Blake follows her, and when they reach the boat with the prisoners, she infiltrates in among them. The boat goes to a place with many abandoned ships, and in one of them she discovers that an organized group makes the adults slaves and keeps the girls apart.

To Blake’s surprise, she discovers that the group’s leader is Gibson (Iain Glen), a friend of her father’s and participant in the first Ulysses mission. Gibson says that as soon as they arrived on Earth the group was attacked by the Muds (name of the nomads) and that her father had not survived.

Gradually, Blake discovers new facets of the story. She learns that her father (Sebastian Roché) had not died, but had joined the Muds to prevent the arrival of Kepler’s inhabitants, including her. She gets very angry with her father, but other events will make her doubt Gibson’s intentions and take decisions by herself.

This movie has some oddities Despite being a Swiss-German production, it is spoken in English and has a multinational cast. Nora Arnezeder is French, Sarah-Sophie Boussnina Danish, Iain Glen Scottish and Sebastian Roché French.

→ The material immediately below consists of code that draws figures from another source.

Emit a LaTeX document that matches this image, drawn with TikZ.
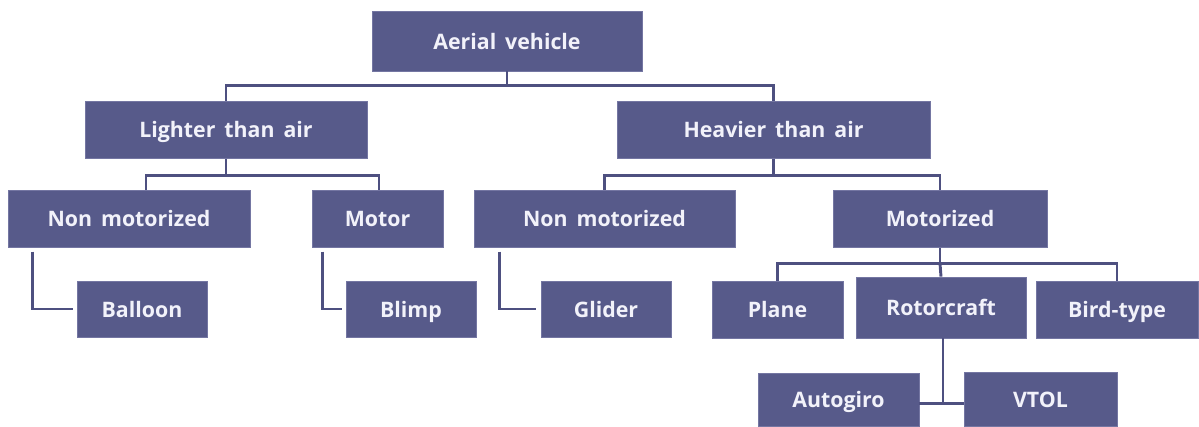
\documentclass[tikz,border=0pt]{standalone}
\usepackage{fontspec}
\setmainfont{Open Sans}
\usepackage{tikz}
\usetikzlibrary{calc,positioning}
\usepackage{xcolor}
\definecolor{TreeFill}{HTML}{575A8A}
\definecolor{TreeEdge}{HTML}{7476A2}
\definecolor{TreeLine}{HTML}{4E5080}
\definecolor{TreeText}{HTML}{F2F2FA}
\newcommand{\treefont}{\fontsize{16}{19}\selectfont\bfseries\spaceskip=0.42em plus 0.1em\relax}
\tikzset{
  px/.style={x=0.75pt,y=-0.75pt},
  catbox/.style={draw=TreeEdge,line width=0.5pt,fill=TreeFill,text=TreeText,align=center,inner sep=0pt,
    text height=15.5pt,text depth=3.5pt,font=\treefont},
  link/.style={draw=TreeLine,line width=2.2pt}
}

\begin{document}
\begin{tikzpicture}[px]
  \useasboundingbox (0,0) rectangle (1199,426);
  % levels 0 and 1
  \node[catbox,minimum width=202.5pt,minimum height=45pt] (av) at (507,41) {Aerial vehicle};
  \node[catbox,minimum width=211.5pt,minimum height=43pt] (lta) at (226,129.5) {Lighter than air};
  \node[catbox,minimum width=234.8pt,minimum height=43pt] (hta) at (773.5,129.5) {Heavier than air};
  % level 2
  \node[catbox,minimum width=181.5pt,minimum height=43pt] (nmlight) at (129,218.5) {Non motorized};
  \node[catbox,minimum width=98.3pt,minimum height=43pt] (motor) at (377.5,218.5) {Motor};
  \node[catbox,minimum width=195.8pt,minimum height=43pt] (nmheavy) at (604.5,218.5) {Non motorized};
  \node[catbox,minimum width=160.5pt,minimum height=43pt] (motorized) at (940,218.5) {Motorized};
  % level 3
  \node[catbox,minimum width=97.5pt,minimum height=42pt] (balloon) at (142,309) {Balloon};
  \node[catbox,minimum width=97.5pt,minimum height=42pt] (blimp) at (411,309) {Blimp};
  \node[catbox,minimum width=97.5pt,minimum height=42pt] (glider) at (606,309) {Glider};
  \node[catbox,minimum width=98.3pt,minimum height=42.8pt] (plane) at (777.5,309.5) {Plane};
  \node[catbox,minimum width=127.5pt,minimum height=45.8pt] (rotor) at (941,307.5) {Rotorcraft};
  \node[catbox,minimum width=121.5pt,minimum height=42.8pt] (bird) at (1117,309.5) {Bird-type};
  % level 4
  \node[catbox,minimum width=120.8pt,minimum height=39.8pt] (autogiro) at (838.5,399.5) {Autogiro};
  \node[catbox,minimum width=114.8pt,minimum height=40.5pt] (vtol) at (1040.5,399) {VTOL};

  % tree connectors
  \draw[link] (av.south) -- ++(0,14) coordinate (avbus);
  \draw[link] (lta.north) |- (avbus) -| (hta.north);
  \draw[link] (lta.south) -- ++(0,17) coordinate (ltabus);
  \draw[link] ($(nmlight.north)+(17,0)$) |- (ltabus) -| ($(motor.north)+(1.5,0)$);
  \draw[link] (hta.south) -- ++(0,17) coordinate (htabus);
  \draw[link] (nmheavy.north) |- (htabus) -| (motorized.north);
  \draw[link] (motorized.south) -- ++(0,16) coordinate (motbus);
  \draw[link] (plane.north) |- (motbus) -| (bird.north);
  \draw[link] (motbus) -- (rotor.north);
  % side branches
  \draw[link] ($(nmlight.south west)+(25,4)$) |- ($(balloon.west)+(-4,0)$);
  \draw[link] ($(motor.south west)+(10.5,4)$) |- ($(blimp.west)+(-4,0)$);
  \draw[link] ($(nmheavy.south west)+(25.5,4)$) |- ($(glider.west)+(-5,0)$);
  \draw[link] ($(rotor.south)+(2,0)$) -- ++(0,65) coordinate (rotbus);
  \draw[link] (autogiro.east |- rotbus) -- (vtol.west |- rotbus);
\end{tikzpicture}
\end{document}
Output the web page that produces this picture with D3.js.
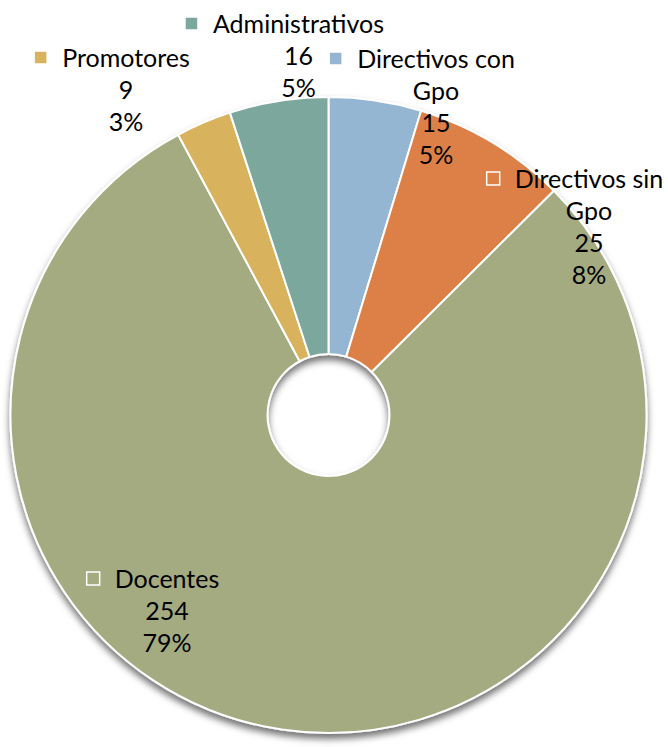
<!DOCTYPE html>
<html>
<head>
<meta charset="utf-8">
<script src="https://cdn.jsdelivr.net/npm/d3@7"></script>
<style>
  html, body { margin: 0; padding: 0; background: #fff; }
  #chart { width: 668px; height: 747px; }
  text { font-family: Lato, "Open Sans", sans-serif; fill: #000; }
</style>
</head>
<body>
<div id="chart"></div>
<script>
// --- DATA ---
const categories = ["Directivos con Gpo", "Directivos sin Gpo", "Docentes", "Promotores", "Administrativos"];
const values = [15, 25, 254, 9, 16];
const percentLabels = ["5%", "8%", "79%", "3%", "5%"];
// how each category name wraps in the label
const nameLines = [["Directivos con", "Gpo"], ["Directivos sin", "Gpo"], ["Docentes"], ["Promotores"], ["Administrativos"]];

// --- STYLE / LAYOUT ---
const colors = ["#94B6D2", "#DD8047", "#A5AB81", "#D8B25C", "#7BA79D"];
// label anchors (center x, first baseline y), placed like Excel's best fit
const labelAnchors = [[436, 68], [589, 188], [167, 588], [126, 67], [298.5, 33]];

const width = 668, height = 747;
const cx = 328.5, cy = 415;
const outerR = 318, innerR = 61;
const fontSize = 25, lineHeight = 32;

const svg = d3.select("#chart").append("svg")
    .attr("width", width)
    .attr("height", height);

// soft drop shadow under the ring
const defs = svg.append("defs");
const shadow = defs.append("filter")
    .attr("id", "shadow")
    .attr("x", "-10%").attr("y", "-10%")
    .attr("width", "120%").attr("height", "120%");
shadow.append("feDropShadow")
    .attr("dx", 0).attr("dy", 5)
    .attr("stdDeviation", 3.5)
    .attr("flood-color", "#000")
    .attr("flood-opacity", 0.55);

const pie = d3.pie().sort(null).value(d => d.value);
const arc = d3.arc().innerRadius(innerR).outerRadius(outerR);

const data = categories.map((c, i) => ({ name: c, value: values[i], i }));

const g = svg.append("g").attr("transform", `translate(${cx},${cy})`);

g.append("g")
    .attr("filter", "url(#shadow)")
    .selectAll("path")
    .data(pie(data))
    .enter().append("path")
    .attr("d", arc)
    .attr("fill", d => colors[d.data.i])
    .attr("stroke", "#fff")
    .attr("stroke-width", 2)
    .attr("stroke-linejoin", "round");

// --- LABELS ---
const labels = svg.append("g");
data.forEach((d, i) => {
    const [lx, ly] = labelAnchors[i];
    const lines = nameLines[i].concat([String(values[i]), percentLabels[i]]);
    const t = labels.append("text")
        .attr("text-anchor", "middle")
        .attr("font-size", fontSize);
    lines.forEach((line, k) => {
        t.append("tspan")
            .attr("x", lx)
            .attr("y", ly + k * lineHeight)
            .text(line);
    });
    // legend key left of the first line
    const first = t.select("tspan").node();
    const w = first.getComputedTextLength();
    const keySize = 13;
    labels.append("rect")
        .attr("x", lx - w / 2 - 15 - keySize)
        .attr("y", ly - 16)
        .attr("width", keySize)
        .attr("height", keySize)
        .attr("fill", colors[i])
        .attr("stroke", "#fff")
        .attr("stroke-width", 1.5);
});
</script>
</body>
</html>
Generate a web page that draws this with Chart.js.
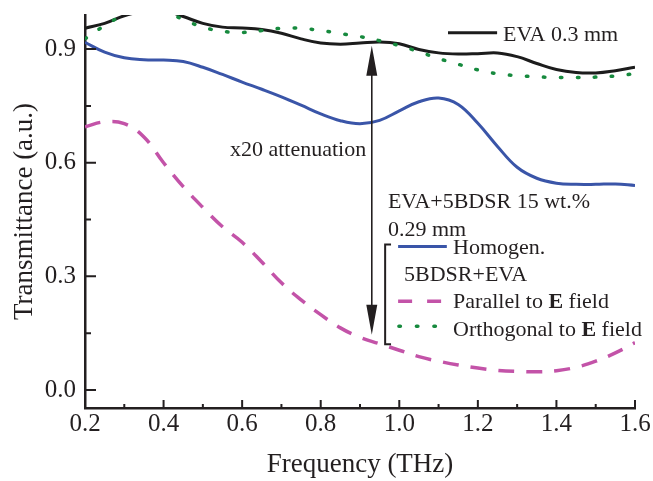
<!DOCTYPE html>
<html>
<head>
<meta charset="utf-8">
<script src="https://cdn.jsdelivr.net/npm/chart.js@4/dist/chart.umd.min.js"></script>
<style>
  html, body { margin: 0; padding: 0; background: #fff; }
  #wrap { width: 653px; height: 481px; }
</style>
</head>
<body>
<div id="wrap"><canvas id="c" width="653" height="481"></canvas></div>
<script>
// Frequency grid (THz)
const freq = [0.20, 0.25, 0.30, 0.35, 0.40, 0.45, 0.50, 0.55, 0.60, 0.65,
              0.70, 0.75, 0.80, 0.85, 0.90, 0.95, 1.00, 1.05, 1.10, 1.15,
              1.20, 1.25, 1.30, 1.35, 1.40, 1.45, 1.50, 1.55, 1.60];

// Pure EVA film, 0.3 mm
const evaFilm = [0.955, 0.968, 0.988, 1.000, 1.002, 0.986, 0.968, 0.958, 0.956, 0.952,
                 0.942, 0.927, 0.916, 0.913, 0.916, 0.919, 0.914, 0.899, 0.890, 0.887,
                 0.888, 0.890, 0.880, 0.862, 0.846, 0.838, 0.837, 0.843, 0.852];

// EVA + 5BDSR 15 wt.%, homogeneous
const homogen = [0.918, 0.892, 0.877, 0.872, 0.871, 0.867, 0.852, 0.833, 0.813, 0.794,
                 0.774, 0.752, 0.729, 0.711, 0.703, 0.712, 0.737, 0.761, 0.771, 0.754,
                 0.704, 0.643, 0.588, 0.559, 0.546, 0.543, 0.543, 0.544, 0.540];

// Oriented sample, polarisation parallel to E field (x20 attenuation)
const parallelE = [0.695, 0.708, 0.703, 0.668, 0.600, 0.537, 0.482, 0.431, 0.390, 0.338,
                   0.283, 0.238, 0.199, 0.164, 0.139, 0.122, 0.105, 0.088, 0.076, 0.066,
                   0.058, 0.052, 0.049, 0.048, 0.051, 0.060, 0.076, 0.098, 0.125];

// Oriented sample, polarisation orthogonal to E field
const orthogonalE = [0.927, 0.962, 0.990, 1.005, 1.000, 0.978, 0.958, 0.947, 0.944, 0.949,
                     0.955, 0.955, 0.949, 0.941, 0.933, 0.922, 0.909, 0.893, 0.875, 0.860,
                     0.845, 0.835, 0.830, 0.827, 0.825, 0.825, 0.826, 0.829, 0.835];

// Axis tick labels
const xTicks = [0.2, 0.4, 0.6, 0.8, 1.0, 1.2, 1.4, 1.6];
const yTicks = [0.0, 0.3, 0.6, 0.9];

const SERIF = "'Liberation Serif', 'Times New Roman', Times, serif";
const INK = '#231f20';

const toPoints = ys => freq.map((f, i) => ({ x: f, y: ys[i] }));

const lineBase = { pointRadius: 0, pointHoverRadius: 0, fill: false, tension: 0.4 };

const datasets = [
  Object.assign({ label: 'EVA 0.3 mm', data: toPoints(evaFilm),
    borderColor: '#1c1c1c', borderWidth: 3, order: 2,
    legendDash: [] }, lineBase),
  Object.assign({ label: 'Homogen. 5BDSR+EVA', data: toPoints(homogen),
    borderColor: '#3a55a8', borderWidth: 3, order: 3,
    legendDash: [] }, lineBase),
  Object.assign({ label: 'Parallel to E field', data: toPoints(parallelE),
    borderColor: '#c353a8', borderWidth: 3.5, borderDash: [16, 12], order: 4,
    legendDash: [14, 15] }, lineBase),
  Object.assign({ label: 'Orthogonal to E field', data: toPoints(orthogonalE),
    borderColor: '#178a3e', borderWidth: 3.5, borderDash: [1.5, 15.5], borderCapStyle: 'round', order: 1,
    legendDash: [1.5, 16] }, lineBase)
];

// Drop the automatic label overhang so the plot box is set by the layout padding alone
const noOverhang = s => { s.paddingTop = 0; s.paddingBottom = 0; s.paddingLeft = 0; s.paddingRight = 0; };

// Inward major / minor tick marks on the two axes
const tickMarks = {
  id: 'tickMarks',
  afterDraw(chart) {
    const { ctx, chartArea: a, scales: { x, y } } = chart;
    ctx.save();
    ctx.strokeStyle = INK;
    ctx.lineWidth = 2;
    const xMinor = xTicks.slice(1).map((v, i) => (v + xTicks[i]) / 2);
    const yMinor = yTicks.slice(1).map((v, i) => (v + yTicks[i]) / 2);
    ctx.beginPath();
    xTicks.forEach(v => { const p = x.getPixelForValue(v); ctx.moveTo(p, a.bottom); ctx.lineTo(p, a.bottom - 8); });
    xMinor.forEach(v => { const p = x.getPixelForValue(v); ctx.moveTo(p, a.bottom); ctx.lineTo(p, a.bottom - 4); });
    yTicks.forEach(v => { const p = y.getPixelForValue(v); ctx.moveTo(a.left, p); ctx.lineTo(a.left + 11, p); });
    yMinor.forEach(v => { const p = y.getPixelForValue(v); ctx.moveTo(a.left, p); ctx.lineTo(a.left + 6, p); });
    ctx.stroke();
    ctx.restore();
  }
};

// Attenuation arrow, sample labels and the legend
const annotations = {
  id: 'annotations',
  afterDraw(chart) {
    const { ctx, scales: { x, y } } = chart;
    const px = v => x.getPixelForValue(v);
    const py = v => y.getPixelForValue(v);
    const ds = chart.data.datasets;
    ctx.save();
    ctx.fillStyle = INK;
    ctx.strokeStyle = INK;
    ctx.textBaseline = 'alphabetic';
    ctx.textAlign = 'left';

    // double-headed arrow between the EVA curve and the parallel curve
    const ax = px(0.93), aTop = py(0.909), aBot = py(0.146);
    const headLen = 30, headHalf = 5.5;
    ctx.lineWidth = 1.6;
    ctx.beginPath();
    ctx.moveTo(ax, aTop + headLen - 2);
    ctx.lineTo(ax, aBot - headLen + 2);
    ctx.stroke();
    ctx.beginPath();
    ctx.moveTo(ax, aTop);
    ctx.lineTo(ax - headHalf, aTop + headLen);
    ctx.lineTo(ax + headHalf, aTop + headLen);
    ctx.closePath();
    ctx.moveTo(ax, aBot);
    ctx.lineTo(ax - headHalf, aBot - headLen);
    ctx.lineTo(ax + headHalf, aBot - headLen);
    ctx.closePath();
    ctx.fill();

    const regular = `22px ${SERIF}`;
    const bold = `bold 22px ${SERIF}`;
    const rich = (parts, x0, yb) => {
      let cx = x0;
      parts.forEach(p => {
        ctx.font = p.b ? bold : regular;
        ctx.fillText(p.t, cx, yb);
        cx += ctx.measureText(p.t).width;
      });
    };
    const sample = (d, x0, x1, yy) => {
      ctx.save();
      ctx.strokeStyle = d.borderColor;
      ctx.lineWidth = d.borderWidth;
      ctx.lineCap = d.borderCapStyle || 'butt';
      ctx.setLineDash(d.legendDash);
      ctx.beginPath();
      ctx.moveTo(x0, yy);
      ctx.lineTo(x1, yy);
      ctx.stroke();
      ctx.restore();
    };

    ctx.font = regular;
    ctx.fillText('x20 attenuation', px(0.569), py(0.617));

    // EVA reference entry
    sample(ds[0], px(1.124), px(1.249), py(0.943));
    rich([{ t: 'EVA 0.3 mm' }], px(1.264), py(0.922));

    // composite sample block
    rich([{ t: 'EVA+5BDSR 15 wt.%' }], px(0.971), py(0.481));
    rich([{ t: '0.29 mm' }], px(0.971), py(0.407));

    // bracket grouping the three composite curves
    const bx = px(0.964), bTop = py(0.384), bBot = py(0.121), foot = px(0.979);
    ctx.lineWidth = 2;
    ctx.beginPath();
    ctx.moveTo(foot, bTop);
    ctx.lineTo(bx, bTop);
    ctx.lineTo(bx, bBot);
    ctx.lineTo(foot, bBot);
    ctx.stroke();

    sample(ds[1], px(0.997), px(1.121), py(0.379));
    rich([{ t: 'Homogen.' }], px(1.137), py(0.358));
    rich([{ t: '5BDSR+EVA' }], px(1.012), py(0.288));

    sample(ds[2], px(0.997), px(1.107), py(0.234));
    rich([{ t: 'Parallel to ' }, { t: 'E', b: true }, { t: ' field' }], px(1.137), py(0.216));

    sample(ds[3], px(0.999), px(1.107), py(0.168));
    rich([{ t: 'Orthogonal to ' }, { t: 'E', b: true }, { t: ' field' }], px(1.137), py(0.142));

    ctx.restore();
  }
};

new Chart(document.getElementById('c'), {
  type: 'line',
  data: { datasets },
  options: {
    responsive: false,
    animation: false,
    devicePixelRatio: 1,
    layout: { padding: { top: 15, right: 18, left: 0, bottom: 0 } },
    plugins: { legend: { display: false }, tooltip: { enabled: false } },
    scales: {
      x: {
        type: 'linear',
        min: 0.2, max: 1.6,
        afterBuildTicks: s => { s.ticks = xTicks.map(v => ({ value: v })); },
        afterFit: s => { s.height = 73; noOverhang(s); },
        grid: { display: false, drawTicks: false },
        border: { display: true, color: INK, width: 2.5 },
        ticks: {
          autoSkip: false, maxRotation: 0, padding: 1,
          color: INK, font: { family: SERIF, size: 25 },
          callback: v => Number(v).toFixed(1)
        },
        title: {
          display: true, text: 'Frequency (THz)', color: INK,
          font: { family: SERIF, size: 27 }, padding: { top: 0, bottom: 0 }
        }
      },
      y: {
        type: 'linear',
        min: -0.0475, max: 0.990,
        afterBuildTicks: s => { s.ticks = yTicks.map(v => ({ value: v })); },
        afterFit: s => { s.width = 85; noOverhang(s); },
        grid: { display: false, drawTicks: false },
        border: { display: true, color: INK, width: 2.5 },
        ticks: {
          autoSkip: false, padding: 9,
          color: INK, font: { family: SERIF, size: 25 },
          callback: v => Number(v).toFixed(1)
        },
        title: {
          display: true, text: 'Transmittance (a.u.)', color: INK,
          font: { family: SERIF, size: 27 }, padding: { top: 9, bottom: 0 }
        }
      }
    }
  },
  plugins: [tickMarks, annotations]
});
</script>
</body>
</html>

Director Tim Fehlbaum is Swiss and screenwriter Mariko Minoguchi is German.

There is some confusion regarding the title of the film, because although in most countries it is “Tides”, in some places it is referred to as “The Colony”. I think “Tides” combines more with the film’s environment in a coastal area with constant fog. One of the highlights of the film is the location, an old area of open mines in Welzow, Germany.

Despite the theme already well explored, this film escapes a bit of the popular “space opera”, bringing a pessimistic view of our future, which if we look coldly seems very likely to happen. After all, even with all the warnings about the degradation of the environment, man’s greed keeps talking louder, and the situation is always getting worse. What people need to remember is that there is no other planet to escape. Good or bad, we will have to live here for a long time!